David will implement this proposal during the Go 1.9 time frame. As of the beginning of the Go 1.9 development cycle, a mostly complete prototype of the changes the compiler, linker, and runtime is already working.
The initial implementation goal is to make all tests pass with -l=4
. We will then focus on bringing tools and DWARF information up-to-date with mid-stack inlining. Once this support is complete, we plan to make -l=4
the default setting.
We should also update the debug/gosym
package to expose the new inlining information.
Update (2017-03-04): CLs that add inlining info and fix stack traces have been merged into master. CLs that fix runtime.Callers are under submission.
Prior to this work, Go had the -l=4
flag to turn on mid-stack inlining, but this mode had issues beyond incomplete stack traces.
For example, before we could run experiments with -l=4
, we had to fix inlining of variadic functions (CL 33671), mark certain cgo functions as uninlineable (CL 33722), and include linknames in export data (CL 33911).
Before we turn on mid-stack inlining, we will have to update uses of runtime.Callers in the runtime to use runtime.CallersFrames. We will also have to make tests independent of inlining (e.g., CL 37237).
Mid-stack inlining (-l=4
) gives a 9% geomean improvement on the Go1 benchmarks on amd64:
https://perf.golang.org/search?q=upload:20170309.1
The same experiment on ppc64 also showed a 9-10% improvement.
The new inlining tables increase binary size by 4% without mid-stack inlining.
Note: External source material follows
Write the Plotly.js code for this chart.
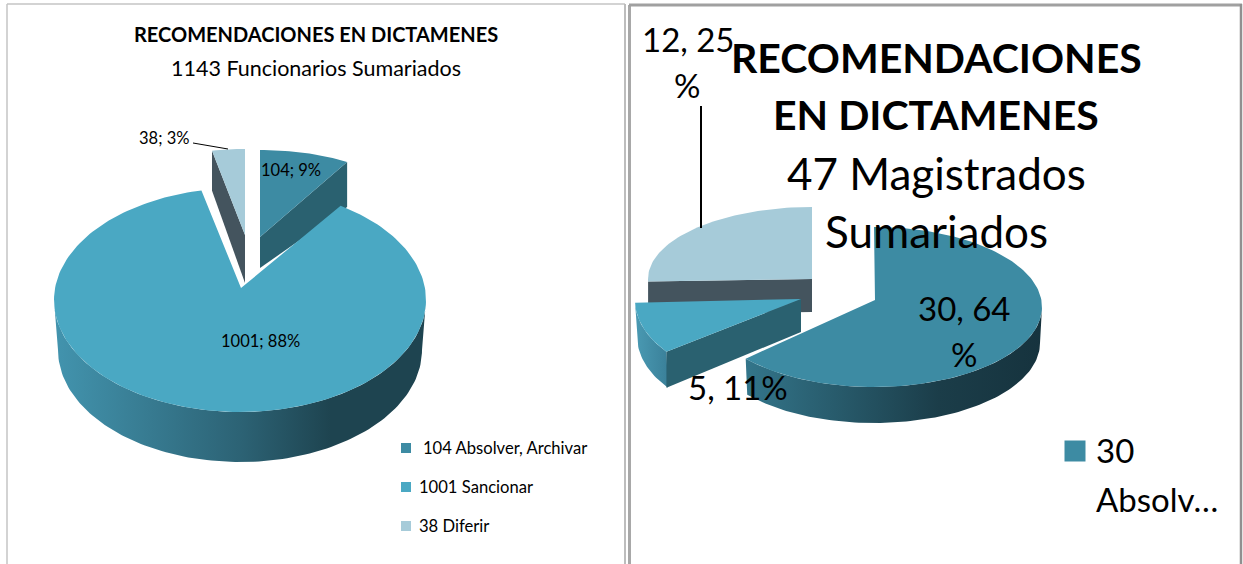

Mid-stack inlining increases the size of the Go1 benchmark binary by an additional 11%.
One limitation of this approach is that the runtime is unable to print the arguments to inlined calls in a stack trace. This is because the runtime gets arguments by assuming a certain stack layout, but there is no stack frame for inlined calls.
This proposal does not propose significant changes to the existing inlining heuristics. Since mid-stack inlining is now a possibility, we should revisit the inlining heuristics in follow-on work.